[start]

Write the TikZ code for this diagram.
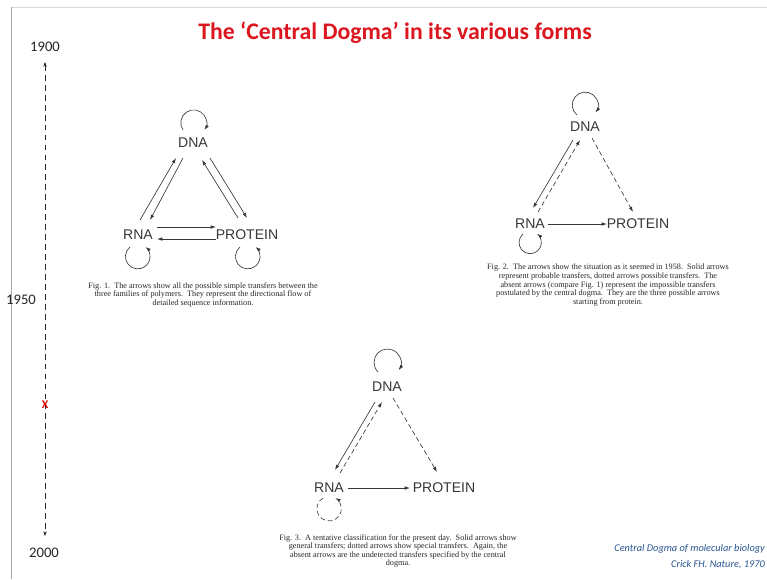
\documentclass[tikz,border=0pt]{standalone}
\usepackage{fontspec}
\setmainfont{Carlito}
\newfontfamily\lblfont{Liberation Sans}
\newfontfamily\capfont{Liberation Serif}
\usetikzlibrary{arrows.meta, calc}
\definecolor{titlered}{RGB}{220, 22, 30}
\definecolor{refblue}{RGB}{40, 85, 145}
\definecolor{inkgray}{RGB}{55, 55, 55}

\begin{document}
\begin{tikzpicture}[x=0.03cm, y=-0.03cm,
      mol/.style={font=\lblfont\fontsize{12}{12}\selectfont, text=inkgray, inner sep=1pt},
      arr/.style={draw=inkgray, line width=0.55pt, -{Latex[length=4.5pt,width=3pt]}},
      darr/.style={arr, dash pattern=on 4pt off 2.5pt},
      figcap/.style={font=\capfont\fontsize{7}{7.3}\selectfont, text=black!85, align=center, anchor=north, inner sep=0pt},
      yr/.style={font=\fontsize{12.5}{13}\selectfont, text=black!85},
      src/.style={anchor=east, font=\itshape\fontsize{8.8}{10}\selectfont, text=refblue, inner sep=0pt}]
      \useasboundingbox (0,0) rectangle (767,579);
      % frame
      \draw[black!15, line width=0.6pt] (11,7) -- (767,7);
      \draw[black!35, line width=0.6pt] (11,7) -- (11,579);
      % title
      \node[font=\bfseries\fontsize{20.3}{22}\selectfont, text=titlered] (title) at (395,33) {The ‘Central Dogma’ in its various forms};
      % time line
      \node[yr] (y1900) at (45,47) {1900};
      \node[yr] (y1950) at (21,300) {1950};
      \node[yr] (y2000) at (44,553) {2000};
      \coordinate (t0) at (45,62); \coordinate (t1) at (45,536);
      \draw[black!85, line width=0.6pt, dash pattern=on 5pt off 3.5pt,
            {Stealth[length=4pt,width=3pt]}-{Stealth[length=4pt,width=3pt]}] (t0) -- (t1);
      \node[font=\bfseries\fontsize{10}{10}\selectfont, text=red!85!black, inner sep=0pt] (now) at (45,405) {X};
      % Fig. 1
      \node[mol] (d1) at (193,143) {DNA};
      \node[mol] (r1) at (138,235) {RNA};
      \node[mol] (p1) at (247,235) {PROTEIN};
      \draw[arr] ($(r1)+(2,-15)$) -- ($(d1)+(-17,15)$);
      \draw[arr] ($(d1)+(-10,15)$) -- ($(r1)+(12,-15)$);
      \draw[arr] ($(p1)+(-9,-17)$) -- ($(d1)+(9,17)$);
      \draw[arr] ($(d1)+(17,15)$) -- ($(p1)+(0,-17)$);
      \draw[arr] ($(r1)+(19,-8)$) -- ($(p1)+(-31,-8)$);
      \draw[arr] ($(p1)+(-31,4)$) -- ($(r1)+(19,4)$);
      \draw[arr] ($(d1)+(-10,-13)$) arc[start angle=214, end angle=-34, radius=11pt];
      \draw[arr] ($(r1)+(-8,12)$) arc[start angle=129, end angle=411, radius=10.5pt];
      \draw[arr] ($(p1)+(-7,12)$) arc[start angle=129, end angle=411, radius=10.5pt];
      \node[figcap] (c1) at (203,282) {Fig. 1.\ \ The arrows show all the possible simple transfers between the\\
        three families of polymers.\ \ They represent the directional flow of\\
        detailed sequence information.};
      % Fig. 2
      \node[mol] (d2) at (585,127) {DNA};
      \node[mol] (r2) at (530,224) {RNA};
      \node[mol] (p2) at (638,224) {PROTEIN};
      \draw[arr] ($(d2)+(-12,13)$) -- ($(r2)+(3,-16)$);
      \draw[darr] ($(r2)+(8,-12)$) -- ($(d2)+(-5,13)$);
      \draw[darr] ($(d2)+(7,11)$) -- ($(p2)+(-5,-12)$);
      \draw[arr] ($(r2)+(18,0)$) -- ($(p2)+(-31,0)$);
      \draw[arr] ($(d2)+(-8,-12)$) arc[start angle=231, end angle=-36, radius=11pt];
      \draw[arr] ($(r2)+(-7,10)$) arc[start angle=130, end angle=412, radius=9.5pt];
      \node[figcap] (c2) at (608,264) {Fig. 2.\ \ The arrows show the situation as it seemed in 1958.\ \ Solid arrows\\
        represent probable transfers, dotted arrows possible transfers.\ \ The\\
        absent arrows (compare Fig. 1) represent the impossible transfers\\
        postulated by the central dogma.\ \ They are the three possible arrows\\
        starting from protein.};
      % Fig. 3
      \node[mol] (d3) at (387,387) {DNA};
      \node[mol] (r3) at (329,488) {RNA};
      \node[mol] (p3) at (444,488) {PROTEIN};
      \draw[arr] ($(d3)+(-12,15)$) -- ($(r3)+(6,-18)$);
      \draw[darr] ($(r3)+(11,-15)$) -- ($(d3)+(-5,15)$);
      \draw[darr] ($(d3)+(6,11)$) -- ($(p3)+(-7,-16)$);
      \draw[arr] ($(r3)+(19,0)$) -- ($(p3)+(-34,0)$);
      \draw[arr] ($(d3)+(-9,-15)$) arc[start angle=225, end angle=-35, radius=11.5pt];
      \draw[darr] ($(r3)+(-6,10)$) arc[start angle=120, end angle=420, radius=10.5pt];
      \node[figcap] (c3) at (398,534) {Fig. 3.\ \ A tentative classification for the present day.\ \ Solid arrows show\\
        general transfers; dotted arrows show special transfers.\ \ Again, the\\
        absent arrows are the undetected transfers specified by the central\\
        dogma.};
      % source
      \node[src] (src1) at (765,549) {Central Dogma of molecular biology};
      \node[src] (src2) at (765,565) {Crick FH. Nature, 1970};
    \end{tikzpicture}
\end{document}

[end]

### Aim
Reproduce the material in its entirety and word for word, without the pictures.

### Answer below
Write the TikZ code for this diagram.
\documentclass[tikz,border=0pt]{standalone}
\usepackage{fontspec}
\setmainfont{Carlito}
\newfontfamily\lblfont{Liberation Sans}
\newfontfamily\capfont{Liberation Serif}
\usetikzlibrary{arrows.meta, calc}
\definecolor{titlered}{RGB}{220, 22, 30}
\definecolor{refblue}{RGB}{40, 85, 145}
\definecolor{inkgray}{RGB}{55, 55, 55}

\begin{document}
\begin{tikzpicture}[x=0.03cm, y=-0.03cm,
      mol/.style={font=\lblfont\fontsize{12}{12}\selectfont, text=inkgray, inner sep=1pt},
      arr/.style={draw=inkgray, line width=0.55pt, -{Latex[length=4.5pt,width=3pt]}},
      darr/.style={arr, dash pattern=on 4pt off 2.5pt},
      figcap/.style={font=\capfont\fontsize{7}{7.3}\selectfont, text=black!85, align=center, anchor=north, inner sep=0pt},
      yr/.style={font=\fontsize{12.5}{13}\selectfont, text=black!85},
      src/.style={anchor=east, font=\itshape\fontsize{8.8}{10}\selectfont, text=refblue, inner sep=0pt}]
      \useasboundingbox (0,0) rectangle (767,579);
      % frame
      \draw[black!15, line width=0.6pt] (11,7) -- (767,7);
      \draw[black!35, line width=0.6pt] (11,7) -- (11,579);
      % title
      \node[font=\bfseries\fontsize{20.3}{22}\selectfont, text=titlered] (title) at (395,33) {The ‘Central Dogma’ in its various forms};
      % time line
      \node[yr] (y1900) at (45,47) {1900};
      \node[yr] (y1950) at (21,300) {1950};
      \node[yr] (y2000) at (44,553) {2000};
      \coordinate (t0) at (45,62); \coordinate (t1) at (45,536);
      \draw[black!85, line width=0.6pt, dash pattern=on 5pt off 3.5pt,
            {Stealth[length=4pt,width=3pt]}-{Stealth[length=4pt,width=3pt]}] (t0) -- (t1);
      \node[font=\bfseries\fontsize{10}{10}\selectfont, text=red!85!black, inner sep=0pt] (now) at (45,405) {X};
      % Fig. 1
      \node[mol] (d1) at (193,143) {DNA};
      \node[mol] (r1) at (138,235) {RNA};
      \node[mol] (p1) at (247,235) {PROTEIN};
      \draw[arr] ($(r1)+(2,-15)$) -- ($(d1)+(-17,15)$);
      \draw[arr] ($(d1)+(-10,15)$) -- ($(r1)+(12,-15)$);
      \draw[arr] ($(p1)+(-9,-17)$) -- ($(d1)+(9,17)$);
      \draw[arr] ($(d1)+(17,15)$) -- ($(p1)+(0,-17)$);
      \draw[arr] ($(r1)+(19,-8)$) -- ($(p1)+(-31,-8)$);
      \draw[arr] ($(p1)+(-31,4)$) -- ($(r1)+(19,4)$);
      \draw[arr] ($(d1)+(-10,-13)$) arc[start angle=214, end angle=-34, radius=11pt];
      \draw[arr] ($(r1)+(-8,12)$) arc[start angle=129, end angle=411, radius=10.5pt];
      \draw[arr] ($(p1)+(-7,12)$) arc[start angle=129, end angle=411, radius=10.5pt];
      \node[figcap] (c1) at (203,282) {Fig. 1.\ \ The arrows show all the possible simple transfers between the\\
        three families of polymers.\ \ They represent the directional flow of\\
        detailed sequence information.};
      % Fig. 2
      \node[mol] (d2) at (585,127) {DNA};
      \node[mol] (r2) at (530,224) {RNA};
      \node[mol] (p2) at (638,224) {PROTEIN};
      \draw[arr] ($(d2)+(-12,13)$) -- ($(r2)+(3,-16)$);
      \draw[darr] ($(r2)+(8,-12)$) -- ($(d2)+(-5,13)$);
      \draw[darr] ($(d2)+(7,11)$) -- ($(p2)+(-5,-12)$);
      \draw[arr] ($(r2)+(18,0)$) -- ($(p2)+(-31,0)$);
      \draw[arr] ($(d2)+(-8,-12)$) arc[start angle=231, end angle=-36, radius=11pt];
      \draw[arr] ($(r2)+(-7,10)$) arc[start angle=130, end angle=412, radius=9.5pt];
      \node[figcap] (c2) at (608,264) {Fig. 2.\ \ The arrows show the situation as it seemed in 1958.\ \ Solid arrows\\
        represent probable transfers, dotted arrows possible transfers.\ \ The\\
        absent arrows (compare Fig. 1) represent the impossible transfers\\
        postulated by the central dogma.\ \ They are the three possible arrows\\
        starting from protein.};
      % Fig. 3
      \node[mol] (d3) at (387,387) {DNA};
      \node[mol] (r3) at (329,488) {RNA};
      \node[mol] (p3) at (444,488) {PROTEIN};
      \draw[arr] ($(d3)+(-12,15)$) -- ($(r3)+(6,-18)$);
      \draw[darr] ($(r3)+(11,-15)$) -- ($(d3)+(-5,15)$);
      \draw[darr] ($(d3)+(6,11)$) -- ($(p3)+(-7,-16)$);
      \draw[arr] ($(r3)+(19,0)$) -- ($(p3)+(-34,0)$);
      \draw[arr] ($(d3)+(-9,-15)$) arc[start angle=225, end angle=-35, radius=11.5pt];
      \draw[darr] ($(r3)+(-6,10)$) arc[start angle=120, end angle=420, radius=10.5pt];
      \node[figcap] (c3) at (398,534) {Fig. 3.\ \ A tentative classification for the present day.\ \ Solid arrows show\\
        general transfers; dotted arrows show special transfers.\ \ Again, the\\
        absent arrows are the undetected transfers specified by the central\\
        dogma.};
      % source
      \node[src] (src1) at (765,549) {Central Dogma of molecular biology};
      \node[src] (src2) at (765,565) {Crick FH. Nature, 1970};
    \end{tikzpicture}
\end{document}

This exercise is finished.